La Cour européenne des droits de l'homme a reconnu les autorités azerbaïdjanaises coupables de torture envers un blogueur et de tentative de meurtre dans une prison de Bakou.
La Cour européenne des droits de l'homme (CEDH) a déclaré les autorités azerbaïdjanaises coupables d'avoir torturé le célèbre blogueur et journaliste Alexander Lapshin et d'avoir tenté de le tuer dans une prison de Bakou. La décision correspondante de la CEDH a été rendue publique le jeudi 20 mai. Dans le même temps, la Cour de Strasbourg a obligé le gouvernement de Bakou à verser à M. Lapshin une compensation financière d'un montant de 30 000 euros.
« J'attends cette décision depuis près de trois ans, et pendant tout ce temps, je n'ai cessé de recevoir des menaces non seulement de la part d'utilisateurs azerbaïdjanais des réseaux sociaux, mais aussi de la part des fonctionnaires de ce pays », a commenté Alexander Lapshin dans une interview. Selon lui, le « crime » dont il était accusé était uniquement le fait d'avoir visité le Haut-Karabakh. Il a également déclaré qu'il affectera une partie de la compensation à des œuvres caritatives, notamment pour aider les soldats blessés d'Arménie et du Haut-Karabakh. « Je suis journaliste et je vais bien sûr poursuivre mes activités, voyager et parler de tout ce que je vois et ressens, c'est mon travail », a résumé le blogueur.
Pourquoi Lapshin était-il poursuivi ?
En 2011, Alexander Lapshin, citoyen de trois États - Russie, Israël et Ukraine - a décidé de se rendre en tant que touriste dans la République non reconnue du Haut-Karabakh. Auparavant, il avait visité plus de 150 pays sur tous les continents, mais c'est pour un voyage au Karabakh que les autorités azerbaïdjanaises l'ont inscrit sur la liste des personnes recherchées, et ce, cinq ans après ce voyage.
Selon le blogueur, il était évident que les autorités azerbaïdjanaises n'appréciaient pas ses publications sur les réseaux sociaux, qui étaient lues par des centaines de milliers d'abonnés de Lapshin. Le blogueur a été accusé non seulement de franchir illégalement la frontière, mais aussi de « soutenir le séparatisme » et d' « appeler au renversement du gouvernement actuel » en Azerbaïdjan. Le blogueur lui-même souligne qu'il n'a rien à voir avec l'Azerbaïdjan ou l'Arménie et qu'il est loin du conflit du Karabakh.
En 2016, Lapshin a été arrêté à Minsk à la demande de l'Azerbaïdjan, et après deux mois, qu'il a passés dans une prison locale, il a été remis à Bakou sur ordre personnel d'Alexandre Loukachenko.
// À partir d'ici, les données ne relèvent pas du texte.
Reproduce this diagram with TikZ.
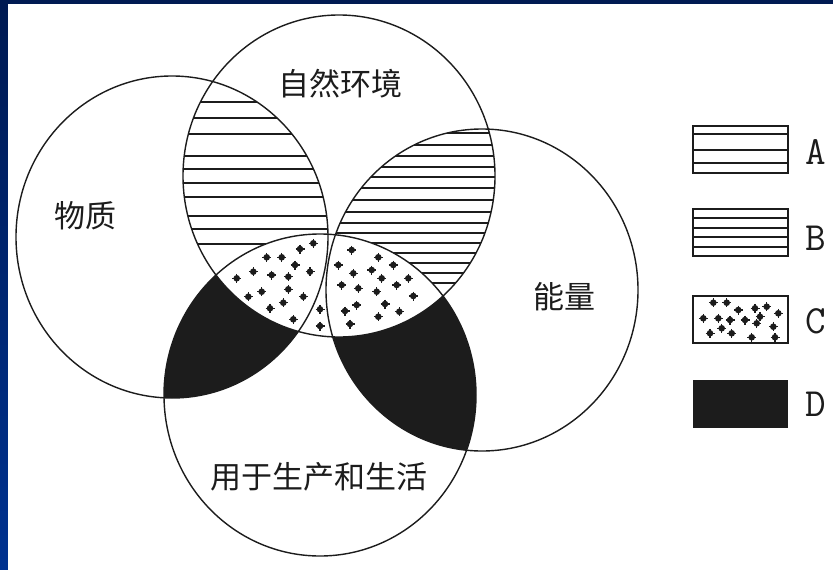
\documentclass[tikz,border=0pt]{standalone}
\usepackage{fontspec}
\newfontfamily\cjk{Noto Sans CJK SC}
\definecolor{bgtop}{HTML}{001A52}
\definecolor{bgbot}{HTML}{003290}
\definecolor{ink}{HTML}{1C1C1C}
\tikzset{
  ring/.style={draw=ink, line width=1.4pt},
  hatchline/.style={draw=ink, line width=1.6pt},
  blk/.style={fill=ink},
  lbl/.style={font=\cjk\fontsize{31}{31}\selectfont, text=ink, inner sep=0pt},
  keyletter/.style={font=\ttfamily\fontsize{40}{40}\selectfont, text=ink, inner sep=0pt},
  keybox/.style={draw=ink, line width=1.4pt},
}
\newcommand\pathM{(172,237) ellipse [x radius=156pt, y radius=161pt]}
\newcommand\pathN{(339,176) ellipse [x radius=156pt, y radius=161pt]}
\newcommand\pathE{(482,290) ellipse [x radius=156pt, y radius=161pt]}
\newcommand\pathU{(320,395) ellipse [x radius=156pt, y radius=161pt]}
\newcommand\dotmark[2]{\fill[ink] (#1,#2) circle [radius=3.3pt];
  \draw[ink, line width=1.3pt] (#1-4.5,#2) -- (#1+4.5,#2) (#1,#2-4.5) -- (#1,#2+4.5);}
\begin{document}
\begin{tikzpicture}[x=1pt,y=-1pt]
\useasboundingbox (0,0) rectangle (833,570);
\shade[top color=bgtop, bottom color=bgbot] (0,0) rectangle (833,570);
\fill[white] (8,4) rectangle (833,570);

% A : hatched M cap N
\begin{scope}
  \clip \pathM; \clip \pathN;
  \foreach \yy in {102,118,134,156,169,183,197,216,229,244}
    \draw[hatchline] (150,\yy) -- (360,\yy);
\end{scope}
% B : hatched N cap E
\begin{scope}
  \clip \pathN; \clip \pathE;
  \foreach \yy in {133,145,156,167,177,188,200,212,223,233,243,253,263,273,283}
    \draw[hatchline] (300,\yy) -- (520,\yy);
\end{scope}
% D : black M cap U, E cap U
\begin{scope}
  \clip \pathU;
  \fill[blk] \pathM;
  \fill[blk] \pathE;
\end{scope}
% C : dotted N cap U
\begin{scope}
  \clip \pathN;
  \fill[white] \pathU;
  \foreach \px/\py in {313.3/243.3,300/249,266.7/257.3,281.7/257.3,295/265,310/271.7,
     253.3/271.7,271.7/275,288.3/276.7,236.7/278.3,288.3/289.3,261.7/291.7,248.3/296.7,
     303.3/296.7,283.3/302.7,270/308.3,293.3/319.3,320/309.3,320/326,
     351.7/250,378.3/257.3,393.3/265,338.3/265,353.3/273.3,371.7/270,381.7/278.3,
     408.3/278.3,341.7/285,358.3/288.3,396.7/285,376.7/291.7,413.3/296,356.7/305,
     345/311,385/304,399.3/311.7,378.3/316.7,350/324}
    {\dotmark{\px}{\py}}
\end{scope}

% outlines
\draw[ring] \pathM;
\draw[ring] \pathN;
\draw[ring] \pathE;
\draw[ring] \pathU;

% labels
\node[lbl] (wz) at (85,216) {物质};
\node[lbl] (zr) at (340,84) {自然环境};
\node[lbl] (nl) at (564,297) {能量};
\node[lbl] (yy) at (319,477) {用于生产和生活};

% legend
\draw[keybox] (693,126) rectangle (788,173);
\foreach \yy in {134,150,163} \draw[hatchline] (693,\yy) -- (788,\yy);
\node[keyletter] (ka) at (816,152) {A};

\draw[keybox] (693,209) rectangle (788,256);
\foreach \yy in {218,228,237,247} \draw[hatchline] (693,\yy) -- (788,\yy);
\node[keyletter] (kb) at (816,238) {B};

\draw[keybox] (693,296) rectangle (788,343);
\foreach \px/\py in {713.3/302.7,726.7/302.7,703.3/318.3,718.3/318.3,738.3/310,755/308.3,
   766.7/306.7,778.3/313.3,730/320,745/320,760/316.7,756.7/323.3,721.7/328.3,731.7/333.3,
   710/333.3,773.3/326.7,751.7/337.3,775/337.3}
  {\dotmark{\px}{\py}}
\node[keyletter] (kc) at (816,321) {C};

\fill[blk] (693,380) rectangle (788,428);
\node[keyletter] (kd) at (816,404) {D};
\end{tikzpicture}
\end{document}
En juillet 2017, un tribunal de Bakou, estimant que les accusations d'appel au renversement du gouvernement et de soutien au séparatisme portées contre le blogueur n'étaient pas prouvées, l'a déclaré coupable de « visite illégale » du Haut-Karabagh. Le procureur général a requis six ans et demi de prison à son encontre, mais il a été finalement condamné à trois ans.
Sept mois derrière les barreaux
Bien qu'Israël, la Russie, l'Union européenne et les États-Unis aient pris la défense du blogueur, celui-ci a passé sept mois dans une prison de Bakou. Il a été torturé, on lui a interdit d'écrire et de lire, et le seul livre qu'on lui a donné était le Coran, bien que Lapshin soit juif par religion. « C'est après sept mois que j'ai été attaqué », a déclaré Alexander Lapshin. Selon lui, il s'agissait d'une tentative de meurtre, bien que les autorités aient cherché à présenter ce qui s'est passé comme une tentative de suicide. Lapshin a passé quatre jours dans le coma. « Ce n'est qu'après cet incident que le président Aliyev m'a gracié, bien que moi-même, comme l'ont écrit les médias azerbaïdjanais, je n'aie pas demandé la grâce », a déclaré M. Lapshin.
Immédiatement après son départ de l'hôpital, les autorités azerbaïdjanaises l'ont envoyé par un vol charter pour Israël. Déjà dans le pays d'origine, l'expertise a confirmé la tentative de meurtre du blogueur. En 2018, Lapshin a porté plainte devant la CEDH, accusant l'Azerbaïdjan d'emprisonnement illégal, de mauvais traitements en prison et de tentative de meurtre.